But not everyone was certain. New York Times columnist Tom Wicker, understanding the complexity of the process, wrote:

What actually happened, though nothing may have, was possibly that some Republicans elected some delegates, some of whom may or may not have been pledged to one or more of the three candidates. These delegates in turn, though they might be pledged to somebody, don't have to stay pledged even if bought; but that doesn't matter because they won't vote for any Presidential candidate anyway but only for some other delegates, who will in turn vote for still others. [3]

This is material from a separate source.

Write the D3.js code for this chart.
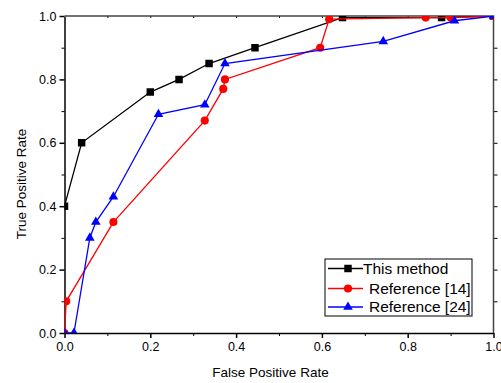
<!DOCTYPE html>
<meta charset="utf-8">
<style>
body {
  margin: 0;
  background: #fff;
  font-family: "Liberation Sans", Arial, sans-serif;
}
.axis text {
  font-size: 12.5px;
  fill: #000;
}
.axis path, .axis line {
  stroke: #000;
}
.frame {
  fill: none;
  stroke: #444;
  stroke-width: 1.5;
}
</style>
<body>
<script src="https://cdn.jsdelivr.net/npm/d3@7"></script>
<script>

var width = 501,
    height = 383;

var margin = {top: 16, right: 7.5, bottom: 50, left: 64.5};

// series names
var seriesNames = ["This method", "Reference [14]", "Reference [24]"];

// This method
var blackFPR = [0, 0.04, 0.2, 0.267, 0.337, 0.444, 0.648, 0.879, 1.0];
var blackTPR = [0.40, 0.60, 0.76, 0.80, 0.85, 0.90, 0.995, 0.995, 1.0];

// Reference [14]
var redFPR = [0, 0.004, 0.114, 0.327, 0.37, 0.374, 0.596, 0.617, 0.842, 0.90, 1.0];
var redTPR = [0, 0.10, 0.35, 0.67, 0.77, 0.80, 0.90, 0.99, 0.995, 0.995, 1.0];

// Reference [24]
var blueFPR = [0, 0.022, 0.059, 0.073, 0.114, 0.219, 0.327, 0.374, 0.743, 0.909, 1.0];
var blueTPR = [0, 0, 0.30, 0.35, 0.43, 0.69, 0.72, 0.85, 0.92, 0.985, 1.0];

var xTicks = [0, 0.2, 0.4, 0.6, 0.8, 1.0];
var yTicks = [0, 0.2, 0.4, 0.6, 0.8, 1.0];

var colors = ["#000000", "#ff0000", "#0000ff"];
var shapes = [d3.symbolSquare, d3.symbolCircle, d3.symbolTriangle];
var sizes = [56, 52, 40];

var series = [
  {name: seriesNames[0], x: blackFPR, y: blackTPR},
  {name: seriesNames[1], x: redFPR, y: redTPR},
  {name: seriesNames[2], x: blueFPR, y: blueTPR}
];

var w = width - margin.left - margin.right,
    h = height - margin.top - margin.bottom;

var x = d3.scaleLinear().domain([0, 1]).range([0, w]);
var y = d3.scaleLinear().domain([0, 1]).range([h, 0]);

var svg = d3.select("body").append("svg")
    .attr("width", width)
    .attr("height", height);

var g = svg.append("g")
    .attr("transform", "translate(" + margin.left + "," + margin.top + ")");

svg.append("defs").append("clipPath")
    .attr("id", "plot")
  .append("rect")
    .attr("width", w)
    .attr("height", h);

// minor ticks
g.append("g")
    .attr("class", "axis")
    .attr("transform", "translate(0," + h + ")")
    .call(d3.axisBottom(x).tickValues([0.1, 0.3, 0.5, 0.7, 0.9]).tickSize(3).tickFormat(""))
    .select(".domain").remove();
g.append("g")
    .attr("class", "axis")
    .call(d3.axisLeft(y).tickValues([0.1, 0.3, 0.5, 0.7, 0.9]).tickSize(3).tickFormat(""))
    .select(".domain").remove();
g.append("g")
    .attr("class", "axis")
    .attr("transform", "translate(" + w + ",0)")
    .call(d3.axisRight(y).tickValues(d3.range(0.1, 1, 0.1)).tickSize(4).tickFormat(""))
    .select(".domain").remove();
g.append("g")
    .attr("class", "axis")
    .call(d3.axisBottom(x).tickValues(d3.range(0.1, 1, 0.1)).tickSize(2).tickFormat(""))
    .select(".domain").remove();

// major axes
var xAxis = g.append("g")
    .attr("class", "axis")
    .attr("transform", "translate(0," + h + ")")
    .call(d3.axisBottom(x).tickValues(xTicks).tickSize(5).tickSizeOuter(0).tickPadding(4).tickFormat(d3.format(".1f")));

var yAxis = g.append("g")
    .attr("class", "axis")
    .call(d3.axisLeft(y).tickValues(yTicks).tickSize(5).tickSizeOuter(0).tickPadding(3).tickFormat(d3.format(".1f")));

xAxis.selectAll("path, line").attr("stroke-width", 1.5);
yAxis.selectAll("path, line").attr("stroke-width", 1.5);

// top and right border
g.append("path")
    .attr("class", "frame")
    .attr("d", "M0,0H" + w + "V" + h);

var plot = g.append("g").attr("clip-path", "url(#plot)");

var line = d3.line()
    .x(function(d) { return x(d[0]); })
    .y(function(d) { return y(d[1]); });

series.forEach(function(s, i) {
  var pts = d3.zip(s.x, s.y);
  plot.append("path")
      .datum(pts)
      .attr("fill", "none")
      .attr("stroke", colors[i])
      .attr("stroke-width", 1.3)
      .attr("d", line);
  plot.selectAll(".m" + i)
      .data(pts)
    .enter().append("path")
      .attr("class", "m" + i)
      .attr("fill", colors[i])
      .attr("d", d3.symbol().type(shapes[i]).size(sizes[i]))
      .attr("transform", function(d) { return "translate(" + x(d[0]) + "," + y(d[1]) + ")"; });
});

// legend
var legend = svg.append("g")
    .attr("transform", "translate(325,259)");

legend.append("rect")
    .attr("width", 147)
    .attr("height", 57)
    .attr("fill", "#fff")
    .attr("stroke", "#000")
    .attr("stroke-width", 1);

var rows = [9.5, 29.5, 48];
var textX = [38, 44, 44];

series.forEach(function(s, i) {
  var row = legend.append("g").attr("transform", "translate(0," + rows[i] + ")");
  row.append("line")
      .attr("x1", 3).attr("x2", 38)
      .attr("stroke", colors[i])
      .attr("stroke-width", 1.3);
  row.append("path")
      .attr("transform", "translate(23,0)")
      .attr("fill", colors[i])
      .attr("d", d3.symbol().type(shapes[i]).size(sizes[i]));
  row.append("text")
      .attr("x", textX[i])
      .attr("dy", "0.35em")
      .style("font-size", "15.5px")
      .text(s.name);
});

// axis titles
svg.append("text")
    .attr("x", 270.5)
    .attr("y", 377)
    .attr("text-anchor", "middle")
    .style("font-size", "13.5px")
    .text("False Positive Rate");

svg.append("text")
    .attr("transform", "translate(26,184) rotate(-90)")
    .attr("text-anchor", "middle")
    .style("font-size", "13.5px")
    .text("True Positive Rate");

</script>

If Bush won a majority of the delegates in Michigan (and it eventually became clear that he did not), it was immediately evident that he failed to win a decisive victory. In fact, in failing to gain the big victory he wanted, Bush actually lost. He lost the opportunity to gain the decisive edge and establish an early bandwagon. He also lost face. He intended to assert his image as a strong front-runner capable of "kicking a little ass" if anyone got in his way. Michigan revealed to all would-be challengers that George Bush was vulnerable. Nothing could alter the inescapable reality that by failing to win decisively, George Bush lost big.

Meanwhile, Pat Robertson won big, regardless of how many Michigan delegates would eventually support him. Robertson captured an edge in the pursuit of delegates, gained some valuable campaign experience, and attracted more media attention than even his own forces might have imagined.

Michigan didn't transform Robertson into a front-runner. In fact, the national media, having done a flurry of "novelty candidate" stories, seemed reluctant to give him much attention for many months. Not so in Michigan, as the delegate-selection process rolled slowly toward the sending of seventy-seven delegates to New Orleans to the 1988 Republican nominating convention.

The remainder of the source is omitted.